日本公認会計士協会 準会員会

インタビュー
( 会計業界 )

田中 景子氏

 

 

大学在学中、公認会計士2次試験に合格。
三菱電機株式会社へ入社、現在に至る。

新卒のチャンスを活かして、企業に入ってみてはいかがでしょうか。

-なぜ会計士試験を受けようと思われたのでしょうか。

  私が大学生だった頃は、女性の総合職が制度化されてから10年程しか経っておらず、企業で女性が働き続けるのは珍しい時代でした。資格があった方が働きやすいのではないかと考え、受験を考えました。

-合格後、監査法人ではなく企業に就職される方は少ないと思うのですが、なぜ「企業で働く」という選択をされたのでしょうか。

 大学3年生の10月に公認会計士2次試験に合格しました。今回お話しさせていただくことは、大学在学中に試験に合格された方へ向けての話が中心になるかと思います。
企業での新卒採用ですと3月に卒業後、翌月から働けるのに対し、監査法人は10月からしか働くことができず、監査法人への就職も狭き門でしたので、まずは企業に就職を考えました。
 また、同じ境遇であった先輩に相談し、「企業に入ってみなさい」と言われたのも大きかったです。大手民間企業に入社するのは新卒のワンチャンスしかなく、たとえ1年で辞めたとしても得るものはあるとアドバイスをもらいました。監査法人で監査人として働くと、20代になったばかりで先生といわれ、知らないうちに天狗になってしまう怖さがある、社会人1年生として年齢相応の下積みをした方がよいと。
 実際に現在の会社に入社して、一から社会人としてのマナーや常識を教えてもらいました。様々なことを学ばせてもらった今の会社には、本当に感謝しています。

-現在どのようなお仕事をされているのでしょうか。

 有価証券報告書、決算短信、株主総会資料等の法定書類を作成する仕事をしています。項目毎に各担当が作成しますので、それを取りまとめて、全体を通して読んでおかしくないかを判断します。また、決算業務以外にも、何か新しいことが発生した場合に経理処理をどうするか、新基準が適用される時に会社としてどのように対応するか等を、関係部門と相談しながら決めていくこと等もしています。

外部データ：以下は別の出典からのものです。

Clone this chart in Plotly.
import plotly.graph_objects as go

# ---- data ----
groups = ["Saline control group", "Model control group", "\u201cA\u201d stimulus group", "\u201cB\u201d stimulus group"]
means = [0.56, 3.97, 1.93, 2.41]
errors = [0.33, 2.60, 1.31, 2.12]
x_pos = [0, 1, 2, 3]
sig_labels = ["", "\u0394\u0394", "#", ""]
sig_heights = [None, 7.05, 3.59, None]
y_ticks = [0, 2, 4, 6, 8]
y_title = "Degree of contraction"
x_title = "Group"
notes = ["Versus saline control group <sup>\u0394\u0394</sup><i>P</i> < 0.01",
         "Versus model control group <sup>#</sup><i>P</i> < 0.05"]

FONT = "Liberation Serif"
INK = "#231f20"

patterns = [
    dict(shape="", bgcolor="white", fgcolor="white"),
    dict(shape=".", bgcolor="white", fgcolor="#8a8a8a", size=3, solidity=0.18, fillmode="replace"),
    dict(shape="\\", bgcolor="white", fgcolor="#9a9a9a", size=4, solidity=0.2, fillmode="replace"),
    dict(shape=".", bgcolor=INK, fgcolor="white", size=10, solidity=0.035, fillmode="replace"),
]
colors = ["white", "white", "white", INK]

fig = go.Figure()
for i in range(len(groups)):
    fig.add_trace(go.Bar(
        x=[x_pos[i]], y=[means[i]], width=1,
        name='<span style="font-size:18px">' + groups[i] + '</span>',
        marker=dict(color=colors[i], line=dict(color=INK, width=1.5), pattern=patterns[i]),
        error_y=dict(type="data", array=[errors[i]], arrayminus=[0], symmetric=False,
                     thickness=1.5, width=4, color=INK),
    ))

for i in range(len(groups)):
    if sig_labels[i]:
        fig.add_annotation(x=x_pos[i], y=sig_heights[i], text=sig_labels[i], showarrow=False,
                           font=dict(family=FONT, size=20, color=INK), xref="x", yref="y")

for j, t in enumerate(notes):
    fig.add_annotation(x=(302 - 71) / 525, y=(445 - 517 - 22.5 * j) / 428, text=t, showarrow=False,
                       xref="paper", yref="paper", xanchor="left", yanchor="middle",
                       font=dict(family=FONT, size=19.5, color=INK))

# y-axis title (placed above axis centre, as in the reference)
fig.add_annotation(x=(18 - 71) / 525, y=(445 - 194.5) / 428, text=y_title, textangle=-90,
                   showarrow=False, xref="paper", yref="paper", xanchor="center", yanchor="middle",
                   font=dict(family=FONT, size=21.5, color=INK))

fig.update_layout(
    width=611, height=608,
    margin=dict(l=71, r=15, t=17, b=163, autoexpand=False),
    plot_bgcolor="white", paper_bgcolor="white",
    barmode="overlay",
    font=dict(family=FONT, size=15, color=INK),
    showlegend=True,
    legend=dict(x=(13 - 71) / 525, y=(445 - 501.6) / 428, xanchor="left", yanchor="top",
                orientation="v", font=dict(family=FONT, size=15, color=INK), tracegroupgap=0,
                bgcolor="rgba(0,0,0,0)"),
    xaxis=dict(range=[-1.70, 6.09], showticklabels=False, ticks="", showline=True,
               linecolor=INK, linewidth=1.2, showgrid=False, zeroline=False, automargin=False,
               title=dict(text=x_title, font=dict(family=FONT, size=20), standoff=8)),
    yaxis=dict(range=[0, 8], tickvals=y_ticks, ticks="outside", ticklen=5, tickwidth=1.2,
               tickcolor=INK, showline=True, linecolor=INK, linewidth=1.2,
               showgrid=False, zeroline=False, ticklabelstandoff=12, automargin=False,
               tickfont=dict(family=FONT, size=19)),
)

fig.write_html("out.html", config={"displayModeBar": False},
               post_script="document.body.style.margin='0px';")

-会計士試験で得た資格・知識が現在のお仕事に役立ったことは何でしょうか。

 試験で得た知識が直接業務に役立つということは残念ながら少ないですが、勉強したことと業務がリンクすると感じることは多々あります。知識は本を読めば得られますが、業務とつながらないと役に立ちません。会社で起こる様々な事象が、どのように数値として会計情報に反映されるか、つながりを知ることが大切だと思います。

-監査法人で働くことと、事業会社で働くこととでは大きく差があると思いますが、事業会社で働くことについてどのようにお考えでしょうか。

 私は2つの理由から、現在勤めている会社でずっと働きたいと考えています。

  1つは、業務の主体は会社であり、決定権は会社にありますので、会社側に立って仕事をする方が主体的で面白いと思うからです。
 もう1つは、職場環境です。職場の人間関係が良く、尊敬できる人が多くいます。また、会計以外の幅広い業務と関われることも魅力です。会計情報として目にする数字の後ろにある様々な事象に、時には驚かされ、あるいは感動し、興味が尽きません。

-最後に、受験生・準会員にアドバイスをお願いします。

 在学合格の方は、新卒のチャンスで企業に入ってみてはいかがでしょうか。できるだけ、歴史があり規模の大きな企業をお勧めします。私が企業で働いて感じた事は、歴史のある会社には組織として厚みがあり、様々な仕組みが良く考えられているということです。さらに、社会人としての基本を職場で身につけさせてくれます。新卒にしかないワンチャンスを活かすよう、ぜひ企業への就職を挑戦してみてください。

-本日は貴重な経験をお聞かせいただき、ありがとうございました。